KedaiPena.Com – Anggota Komisi VI DPR RI Fraksi PKS Amin AK menilai badai pemutusan hubungan kerja (PHK) yang terjadi di tengah wabah Covid-19 semakin menunjukan adanya kesalahan dalam tata kelola ketenagakerjaan dan pembukaan lapangan kerja untuk rakyat domestik.
Pasalnya, kata dia, sejak pekan ke-4 Kebijakan Pembatasan Sosial mulai diterapkan, gelombang PHK terus bermunculan di tanah air.
“Di Jakarta, sebanyak 16.065 pekerja di-PHK dan 72.770 pekerja dirumahkan (Data Disnakertrans DKI Jakarta). Sedangkan di Jawa Timur ada 814 karyawan (1,48%) di PHK akibat pandemi Covid-19 (data Gugus Sosial Ekonomi Percepatan Penanganan COVID-19 Jawa Timur). Di Jawa Tengah, 40 pabrik Industri dan perusahaan stop produksi (data APINDO Jawa Tengah),” kata Amin AK kepada wartawan, Kamis, (9/4/2020).

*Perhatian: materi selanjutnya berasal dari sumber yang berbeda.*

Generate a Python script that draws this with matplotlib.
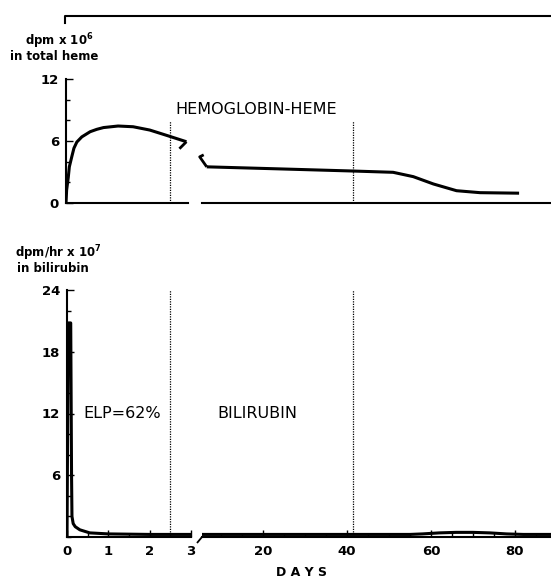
import matplotlib
matplotlib.use("Agg")
import matplotlib.pyplot as plt
from matplotlib.lines import Line2D
from matplotlib.ticker import MultipleLocator, FixedLocator

# hemoglobin-heme, dpm x 10^6 (early days 0-3, late days 5-88)
heme_days_early = [0, 0.015, 0.055, 0.08, 0.14, 0.19, 0.26, 0.38, 0.58, 0.74, 0.9,
                   1.25, 1.61, 2.01, 2.45, 2.89]
heme_early = [0, 1.25, 2.5, 3.5, 4.5, 5.3, 5.9, 6.4, 6.9, 7.13, 7.3,
              7.45, 7.38, 7.06, 6.5, 5.93]
heme_days_late = [6.6, 24, 41, 51, 55.8, 60.6, 66.1, 71.7, 81]
heme_late = [3.5, 3.3, 3.1, 2.97, 2.55, 1.84, 1.19, 1.0, 0.95]

# bilirubin, dpm/hr x 10^7
bili_days_early = [0, 0.03, 0.09, 0.11, 0.12, 0.15, 0.2, 0.31, 0.55, 1.0, 2.0, 3.0]
bili_early = [0, 20.8, 20.8, 6.0, 2.0, 1.3, 1.0, 0.7, 0.4, 0.3, 0.25, 0.25]
bili_days_late = [5.5, 20, 40, 55, 58, 62, 66, 70, 74, 78, 82, 88.6]
bili_late = [0.25, 0.25, 0.25, 0.25, 0.3, 0.4, 0.45, 0.45, 0.4, 0.3, 0.25, 0.25]

phase_days = [2.5, 41.5]

W, H = 551, 578
fig = plt.figure(figsize=(W / 100, H / 100), dpi=100)


def rect(x0, y0, x1, y1):
    # pixel box -> figure fraction
    return [x0 / W, 1 - y1 / H, (x1 - x0) / W, (y1 - y0) / H]


def fig_pt(px, py):
    return px / W, 1 - py / H


ax_tl = fig.add_axes(rect(66, 79, 191, 203))
ax_tr = fig.add_axes(rect(202, 79, 551, 203))
ax_bl = fig.add_axes(rect(67, 290, 191, 537))
ax_br = fig.add_axes(rect(202, 290, 551, 537))

lw_axis = 1.5
lw_curve = 2.2

for ax in (ax_tl, ax_tr, ax_bl, ax_br):
    ax.set_facecolor("none")
    ax.spines["top"].set_visible(False)
    ax.spines["right"].set_visible(False)
    for s in ax.spines.values():
        s.set_linewidth(lw_axis)
    ax.tick_params(which="both", direction="in", width=1.0)
    ax.tick_params(which="major", length=5)
    ax.tick_params(which="minor", length=3)

for ax in (ax_tl, ax_bl):
    ax.set_xlim(0, 3)
for ax in (ax_tr, ax_br):
    ax.set_xlim(5.48, 88.6)
    ax.spines["left"].set_visible(False)
    ax.tick_params(axis="y", which="both", left=False, labelleft=False)

# top panel
for ax in (ax_tl, ax_tr):
    ax.set_ylim(0, 12)
    ax.tick_params(axis="x", which="both", bottom=False, labelbottom=False)
ax_tl.spines["bottom"].set_bounds(0, 2.93)
ax_tl.yaxis.set_major_locator(FixedLocator([0, 6, 12]))
ax_tl.yaxis.set_minor_locator(MultipleLocator(2))
ax_tl.tick_params(axis="y", pad=5)
for lab in ax_tl.get_yticklabels():
    lab.set_fontsize(9.5)
    lab.set_fontweight("bold")

ax_tl.plot(heme_days_early, heme_early, color="black", lw=lw_curve,
           solid_capstyle="butt", solid_joinstyle="round")
ax_tr.plot(heme_days_late, heme_late, color="black", lw=lw_curve,
           solid_capstyle="butt", solid_joinstyle="round")
ax_tl.vlines(phase_days[0], 0, 7.9, colors="black", linestyles=(0, (1, 1)), lw=0.9)
ax_tr.vlines(phase_days[1], 0, 7.9, colors="black", linestyles=(0, (1, 1)), lw=0.9)

# bottom panel
for ax in (ax_bl, ax_br):
    ax.set_ylim(0, 24)
ax_bl.yaxis.set_major_locator(FixedLocator([6, 12, 18, 24]))
ax_bl.yaxis.set_minor_locator(MultipleLocator(2))
ax_bl.xaxis.set_major_locator(FixedLocator([0, 1, 2, 3]))
ax_bl.xaxis.set_minor_locator(MultipleLocator(0.5))
ax_br.xaxis.set_major_locator(FixedLocator([20, 40, 60, 80]))
ax_br.xaxis.set_minor_locator(MultipleLocator(5))
ax_bl.tick_params(axis="y", pad=5)
ax_bl.tick_params(axis="x", pad=6)
ax_br.tick_params(axis="x", pad=6)
for ax in (ax_bl, ax_br):
    for lab in ax.get_xticklabels() + ax.get_yticklabels():
        lab.set_fontsize(9.5)
        lab.set_fontweight("bold")

ax_bl.plot(bili_days_early, bili_early, color="black", lw=lw_curve, solid_joinstyle="round")
ax_br.plot(bili_days_late, bili_late, color="black", lw=lw_curve)
ax_bl.vlines(phase_days[0], 0, 24, colors="black", linestyles=(0, (1, 1)), lw=0.9)
ax_br.vlines(phase_days[1], 0, 24, colors="black", linestyles=(0, (1, 1)), lw=0.9)


def break_mark(ax, xy, offsets, lw=2.0):
    # short stroke drawn in pixel offsets from a data point
    px, py = ax.transData.transform(xy)
    inv = fig.transFigure.inverted()
    pts = [inv.transform((px + dx, py + dy)) for dx, dy in offsets]
    fig.add_artist(Line2D([p[0] for p in pts], [p[1] for p in pts],
                          color="black", lw=lw, solid_capstyle="butt"))


break_mark(ax_tl, (heme_days_early[-1], heme_early[-1]), [(0, 0), (-7, -7)])
break_mark(ax_tr, (heme_days_late[0], heme_late[0]), [(0, 0), (-7, 10), (-3, 12)])
break_mark(ax_br, (5.48, 0), [(0, 0), (-5, -6)], lw=1.3)

# frame line at the top
x0, y0 = fig_pt(65, 16)
x1, y1 = fig_pt(551, 23)
fig.add_artist(Line2D([x0, x0, 1], [y1, y0, y0], color="black", lw=lw_axis))

# texts
plt.rcParams["mathtext.default"] = "bf"
lab_font = dict(fontsize=8.5, fontweight="bold", ha="left", va="baseline")
fig.text(*fig_pt(25, 45), r"dpm x 10$^{6}$", **lab_font)
fig.text(*fig_pt(10, 60), "in total heme", **lab_font)
fig.text(*fig_pt(15, 257), r"dpm/hr x 10$^{7}$", **lab_font)
fig.text(*fig_pt(17, 272), "in bilirubin", **lab_font)

big_font = dict(fontsize=11.5, ha="left", va="center")
fig.text(*fig_pt(175, 110), "HEMOGLOBIN-HEME", **big_font)
fig.text(*fig_pt(83, 413), "ELP=62%", **big_font)
fig.text(*fig_pt(217, 413), "BILIRUBIN", **big_font)
fig.text(*fig_pt(302, 572), "D A Y S", fontsize=9, fontweight="bold", ha="center", va="center")

fig.savefig("out.png", dpi=100)
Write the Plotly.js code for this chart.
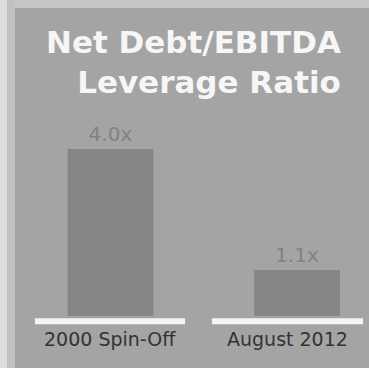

Amin AK menjelaskan jika mengacu data Badan Pusat Statistik (BPS) yang mencatat bahwa Tingkat Pengangguran Terbuka (TPT) pada Agustus 2019 sendiri sebesar 5,28% atau mencapai 7,05 juta orang.
“Angka pengangguran tersebut naik secara jumlah dibandingkan Agustus 2018 sebesar 7 juta orang atau turun secara persentase sebesar 5,34%,” ungkap dia.
Tidak hanya itu sejak tahun 2016, kata Amin AK, jumlah Tenaga Kerja Asing (TKA) terus meningkat 5-10 persen per tahun. Khusus tahun 2018 adalah peningkatan TKA tertinggi, hingga 10,8 persen atau dari 85.974 orang menjadi sekitar 95.335 orang dengan terbanyak dari Cina 33,7 persen.
“Ironis, bila lapangan kerja untuk TKA terus dibuka, pada saat yang sama, PHK massal terus terjadi akibat wabah Covid-19,” jelas Amin AK.
Amin AK menjabarkan bahwa banyaknya karyawan yang di-PHK dan dirumahkan juga disebabkan oleh dua hal. Pertama, demand menurun drastis dan kedua kebijakan social distancing akibat mewabahnya Covid.
“Industri manufaktur adalah yang pertama kali terpukul akibat wabah ini. Pabrik garmen, tekstil, otomotif, elektronik mengencangkan ikat pinggang. Seharusnya menjelang Ramadan, industri manufaktur menggenjot produksi, tapi kini justru buruh libur bergantian, tidak ada lembur, sebagian dirumahkan dan di-PHK,” papar dia.
Amin AK menerangkan industri manufaktur adalah penyumbang terbesar PDB tahun 2019, sebesar 19,62 %. Menurunnya performa industri manufaktur akan berdampak signifikan terhadap menurunnya pertumbuhan ekonomi, dan akibatnya menurunkan lapangan kerja.
“Kondisi industri seperti ini (dan diperkirakan akan terjadi dalam waktu yang lama sepanjang tahun 2020), karena tidak ada satu pihak pun yang dapat melawan,” tutur dia.
Oleh sebab itu, Amin AK meminta agar perusahaan dan Industri atau bisnis apapun harus memiliki agility (kelenturan) produk dan berbagai varian barang produksi dan jasa.
Mereka, kata Amin AK, juga harus bisa mengubah line production, dari garmen pakaian atau t-shirt menjadi produksi APD dan masker. Dari industri produksi mesin industri menjadi pengadaan alat ventilator.
“Atau industri kimia yang memproduksi handsanitizer, vitamin dan lain-lain. Industri perhotelan yang menyediakan kamar untuk isolasi bagi ODP dan PDP. Sektor industri bisa didorong untuk memproduksi kebutuhan tersebut, sehingga harga di masyarakat jauh lebih murah,” tutur Amin AK.
Pemerintah, tegas Amin AK, juga perlu memberikan insentif fiskal dan kemudahan perizinan serta anggaran untuk percepatan produksi alat dan kebutuhan tersebut.
“Instrumen fiskal diberikan tepat sasaran dan tepat jumlah (anggarannya). Pilihan instrumennya adalah Pembebasan bea impor bahan baku bagi industri, insentif pajak dan subsidi harga khusus produksi UMKM,” tandas Amin AK.